Warming Influence of Greenhouse Gases Continues to Rise
Record high levels of greenhouse gas pollution continued to increase the heat trapped in the atmosphere in 2019, according to an annual analysis released by NOAA scientists.
NOAA’s Annual Greenhouse Gas Index tracks the concentrations of greenhouse gases being added to the atmosphere principally from human-caused emissions. The AGGI then calculates the heat being added to Earth's atmosphere and oceans as a result.
This past year, for the first time since NOAA began observations, the warming influence of all these gases combined trapped the same amount of heat as an atmosphere instead containing carbon dioxide (CO2) at 500 parts per million (ppm). For thousands of years prior to 1750, the concentration of CO2 in the atmosphere was around 280 ppm.
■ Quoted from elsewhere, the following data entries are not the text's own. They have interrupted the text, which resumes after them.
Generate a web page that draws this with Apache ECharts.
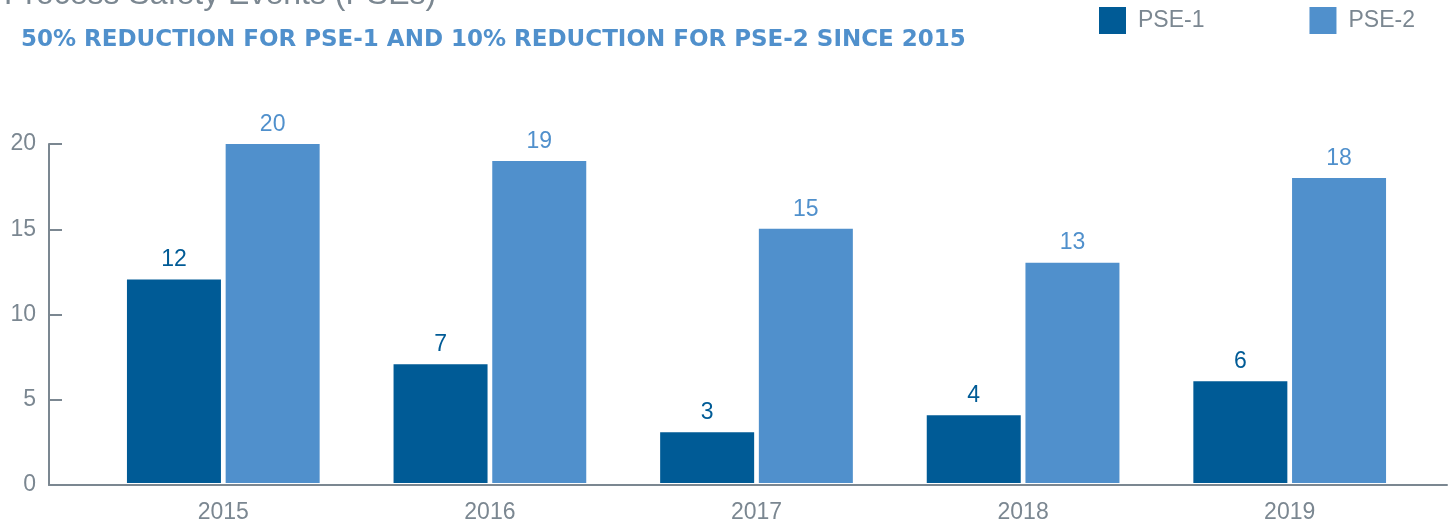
<!DOCTYPE html>
<html>
<head>
<meta charset="utf-8">
<script src="https://cdn.jsdelivr.net/npm/echarts@6/dist/echarts.min.js"></script>
<style>
  html, body { margin: 0; padding: 0; background: #fff; }
  #chart { width: 1450px; height: 524px; }
</style>
</head>
<body>
<div id="chart"></div>
<script>
var years = ['2015', '2016', '2017', '2018', '2019'];
var pse1 = [12, 7, 3, 4, 6];
var pse2 = [20, 19, 15, 13, 18];
var yTicks = { min: 0, max: 20, interval: 5 };

const darkBlue = '#005b96';
const lightBlue = '#5090cc';
const grey = '#7b8791';
const font = '"Liberation Sans", Arial, Helvetica, sans-serif';

const option = () => {
    return {
        animation: false,
        textStyle: { fontFamily: font },
        title: [
            {
                text: 'Process Safety Events (PSEs)',
                left: 4,
                top: -21,
                padding: 0,
                textStyle: { fontSize: 32, fontWeight: 'normal', color: grey, fontFamily: font }
            },
            {
                // wider face stands in for the letter-spaced caps of the original
                text: '50% REDUCTION FOR PSE-1 AND 10% REDUCTION FOR PSE-2 SINCE 2015',
                left: 21,
                top: 29,
                padding: 0,
                textStyle: { fontSize: 23, fontWeight: 'bold', color: lightBlue, fontFamily: '"DejaVu Sans", sans-serif' }
            }
        ],
        legend: {
            left: 1099,
            top: 7,
            padding: 0,
            icon: 'rect',
            itemWidth: 27,
            itemHeight: 27,
            itemGap: 105,
            textStyle: { fontSize: 23, color: grey, padding: [6, 0, 0, 7], fontFamily: font },
            data: ['PSE-1', 'PSE-2']
        },
        grid: [
            { left: 49, right: 3, top: 144, bottom: 39 },
            { left: 90, right: 27, top: 144, bottom: 39 }
        ],
        xAxis: [
            {
                gridIndex: 0,
                type: 'value',
                min: 0,
                max: 1,
                axisLine: { show: true, lineStyle: { color: grey, width: 2 } },
                axisTick: { show: false },
                axisLabel: { show: false },
                splitLine: { show: false }
            },
            {
                gridIndex: 1,
                type: 'category',
                data: years,
                axisLine: { show: false },
                axisTick: { show: false },
                axisLabel: { fontSize: 23, color: grey, margin: 18, fontFamily: font }
            }
        ],
        yAxis: [
            {
                gridIndex: 0,
                type: 'value',
                min: yTicks.min,
                max: yTicks.max,
                interval: yTicks.interval,
                axisLine: { show: true, lineStyle: { color: grey, width: 2 } },
                axisTick: { show: true, inside: true, length: 13, lineStyle: { color: grey, width: 2 } },
                axisLabel: { fontSize: 23, color: grey, margin: 13, padding: [6, 0, 0, 0], fontFamily: font },
                splitLine: { show: false }
            },
            {
                gridIndex: 1,
                type: 'value',
                min: yTicks.min,
                max: yTicks.max,
                show: false
            }
        ],
        series: [
            {
                name: 'PSE-1',
                type: 'bar',
                xAxisIndex: 1,
                yAxisIndex: 1,
                data: pse1,
                barWidth: 94,
                barGap: '5%',
                itemStyle: { color: darkBlue },
                label: { show: true, position: 'top', distance: 8, fontSize: 23, color: darkBlue, fontFamily: font }
            },
            {
                name: 'PSE-2',
                type: 'bar',
                xAxisIndex: 1,
                yAxisIndex: 1,
                data: pse2,
                barWidth: 94,
                barGap: '5%',
                itemStyle: { color: lightBlue },
                label: { show: true, position: 'top', distance: 8, fontSize: 23, color: lightBlue, fontFamily: font }
            }
        ]
    };
};

window.addEventListener('load', () => {
    const chart = echarts.init(document.getElementById('chart'));
    chart.setOption(option());
});
</script>
</body>
</html>
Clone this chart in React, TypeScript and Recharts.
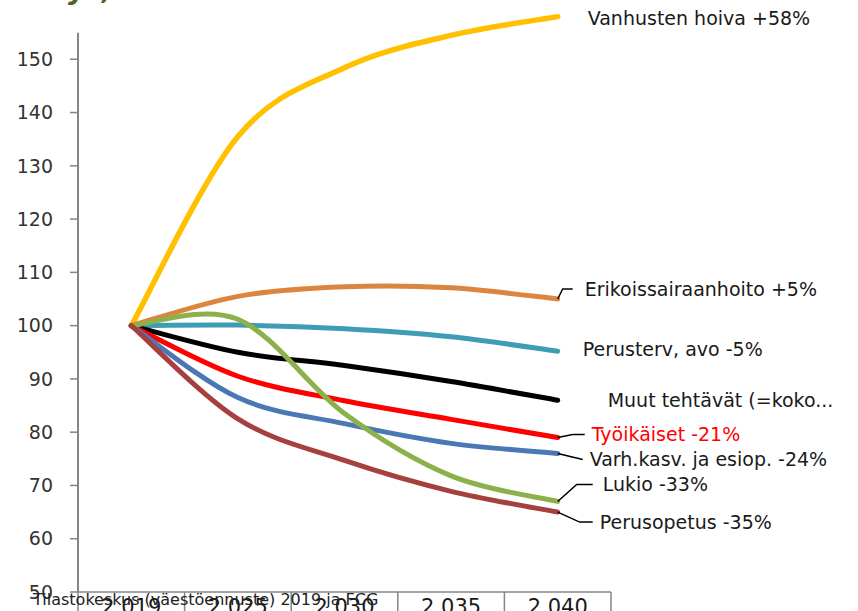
import React from 'react';
import { LineChart, Line, XAxis, YAxis, ReferenceArea, LabelList } from 'recharts';

const categories = ['2 019', '2 025', '2 030', '2 035', '2 040'];
const yTicks = [50, 60, 70, 80, 90, 100, 110, 120, 130, 140, 150];

const vanhustenHoiva = [100, 135.5, 148.4, 154.5, 158];
const erikoissairaanhoito = [100, 105.5, 107.3, 107.1, 105];
const perusterv = [100, 100.1, 99.4, 97.9, 95.2];
const muutTehtavat = [100, 95, 92.5, 89.5, 86];
const tyoikaiset = [100, 90.5, 85.9, 82.4, 79];
const varhkasv = [100, 86.5, 81.6, 77.9, 76];
const lukio = [100, 101.2, 83.5, 71.8, 67];
const perusopetus = [100, 82.5, 74.7, 68.9, 65];

const seriesNames = [
  'Vanhusten hoiva +58%',
  'Erikoissairaanhoito +5%',
  'Perusterv, avo -5%',
  'Muut tehtävät (=koko...',
  'Työikäiset -21%',
  'Varh.kasv. ja esiop. -24%',
  'Lukio -33%',
  'Perusopetus -35%',
];
const seriesValues = [
  vanhustenHoiva, erikoissairaanhoito, perusterv, muutTehtavat,
  tyoikaiset, varhkasv, lukio, perusopetus,
];

const sourceText = 'Tilastokeskus (väestöennuste) 2019 ja FCG';

// styles and end-label placement (offsets from the last point)
const COLORS = ['#FFC000', '#DC853F', '#3E9DB5', '#000000', '#FF0000', '#4A78B5', '#8CB04A', '#A6403E'];
const LABEL_POS = [
  { dx: 30, dy: 2, leader: [] as number[][] },
  { dx: 27, dy: -10, leader: [[5, -10], [15, -10]] },
  { dx: 25, dy: -2, leader: [] },
  { dx: 50, dy: 0, leader: [] },
  { dx: 34, dy: -3, leader: [[15, -3], [27, -3]] },
  { dx: 32, dy: 6, leader: [[25, 6]] },
  { dx: 45, dy: -17, leader: [[19, -17], [35, -17]] },
  { dx: 42, dy: 10, leader: [[22, 10], [35, 10]] },
];

const FONT = '"DejaVu Sans", sans-serif';

const data = categories.map((year, i) => {
  const row: Record<string, any> = { year };
  seriesValues.forEach((vals, s) => { row['s' + s] = vals[i]; });
  return row;
});

// Excel-style smoothed line (Catmull-Rom through the points)
const excelCurve = (context: any) => {
  let xs: number[] = [];
  let ys: number[] = [];
  return {
    areaStart() {},
    areaEnd() {},
    lineStart() { xs = []; ys = []; },
    point(x: number, y: number) { xs.push(+x); ys.push(+y); },
    lineEnd() {
      const n = xs.length;
      if (!n) return;
      context.moveTo(xs[0], ys[0]);
      for (let i = 0; i < n - 1; i++) {
        const a = Math.max(i - 1, 0);
        const d = Math.min(i + 2, n - 1);
        context.bezierCurveTo(
          xs[i] + (xs[i + 1] - xs[a]) / 6, ys[i] + (ys[i + 1] - ys[a]) / 6,
          xs[i + 1] - (xs[d] - xs[i]) / 6, ys[i + 1] - (ys[d] - ys[i]) / 6,
          xs[i + 1], ys[i + 1],
        );
      }
    },
  };
};

const makeLabel = (s: number) => (props: any) => {
  if (props.index !== categories.length - 1) return null;
  const x = props.viewBox?.x ?? props.x;
  const y = props.viewBox?.y ?? props.y;
  const lp = LABEL_POS[s];
  const pts = [[0, 0], ...lp.leader].map(([dx, dy]) => `${x + dx},${y + dy}`).join(' ');
  return (
    <g>
      {lp.leader.length > 0 && (
        <polyline points={pts} fill="none" stroke="#000" strokeWidth={1.5} />
      )}
      <text x={x + lp.dx} y={y + lp.dy} dy="0.35em" fill={s === 4 ? '#FF0000' : '#1a1a1a'}
        fontSize={19} fontFamily={FONT}>
        {seriesNames[s]}
      </text>
    </g>
  );
};

const XTick = (props: any) => {
  const { x, y, payload, index } = props;
  const half = payload?.offset || 53.3;
  return (
    <g>
      <line x1={x - half} y1={y - 8} x2={x - half} y2={y + 40} stroke="#868686" strokeWidth={1.5} />
      {index === categories.length - 1 && (
        <line x1={x + half} y1={y - 8} x2={x + half} y2={y + 40} stroke="#868686" strokeWidth={1.5} />
      )}
      <text x={x} y={614} textAnchor="middle" fill="#1a1a1a" fontSize={21} fontFamily={FONT}>
        {payload.value}
      </text>
    </g>
  );
};

const AxisLineShape = (props: any) => (
  <line x1={props.x} y1={props.y} x2={props.x} y2={props.y + props.height}
    stroke="#868686" strokeWidth={2} />
);

export default function App() {
  return (
    <div style={{ position: 'absolute', left: 0, top: 0, width: 858, height: 611, overflow: 'hidden', background: '#fff' }}>
      <LineChart width={858} height={640} data={data} margin={{ top: 6, right: 247, left: 0, bottom: 0 }}>
        <XAxis dataKey="year" scale="band" interval={0} height={48} tickLine={false}
          axisLine={{ stroke: '#868686', strokeWidth: 1.5 }} tick={<XTick />} />
        <YAxis type="number" domain={[50, 160]} ticks={yTicks} interval={0} width={78}
          axisLine={false} tickLine={{ stroke: '#868686', strokeWidth: 1.5 }} tickSize={8} tickMargin={17}
          tick={{ fill: '#333', fontSize: 19, fontFamily: FONT }} />
        <ReferenceArea y1={50} y2={155} shape={<AxisLineShape />} ifOverflow="visible" />
        {seriesValues.map((_, s) => (
          <Line key={s} dataKey={'s' + s} type={excelCurve as any} stroke={COLORS[s]}
            strokeWidth={s === 0 ? 5.5 : 5} strokeLinecap="round" dot={false} activeDot={false}
            isAnimationActive={false}>
            <LabelList dataKey={'s' + s} content={makeLabel(s)} />
          </Line>
        ))}
      </LineChart>
      <svg width={858} height={611} style={{ position: 'absolute', left: 0, top: 0, pointerEvents: 'none' }}>
        <text y={-1} fontSize={28} fontWeight="bold" fontStyle="italic" fill="#4F6228" fontFamily={FONT}>
          <tspan x={68}>y</tspan>
          <tspan x={102}>,</tspan>
        </text>
        <text x={33} y={605} fill="#222" fontSize={16} fontFamily={FONT}>{sourceText}</text>
      </svg>
    </div>
  );
}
NOAA’s index, known as the AGGI, is based on hundreds of air samples collected from sites around the world each year from NOAA’s Global Greenhouse Gas Reference Network. Each sample is carefully analyzed for numerous gases at NOAA’s Global Monitoring Laboratory in Boulder, Colorado. CIRES researchers are involved at many stages, from shipping flasks around the world to air sampling and data analysis.
One number to track human impact on climate
NOAA scientists released the first AGGI in 2006 as a way to help policymakers, educators, and the public understand the cumulative impact of greenhouse gases on climate over time. The AGGI is updated each spring after nearly all the air samples collected during the previous year have been obtained and analyzed. The AGGI for 1750 is assigned a value of zero based on pre-industrial greenhouse gas concentrations from that year. An AGGI value of 1.0 was assigned to the warming influence supplied by the increased concentrations of greenhouse gases measured in 1990--chosen because it was the year of the Kyoto Protocol, an international treaty for the reduction of greenhouse gas pollution.
In 2019, the index rose to a value of 1.45, meaning that the heat trapped in the atmosphere that is primarily attributable to human activity has risen 45 percent since 1990.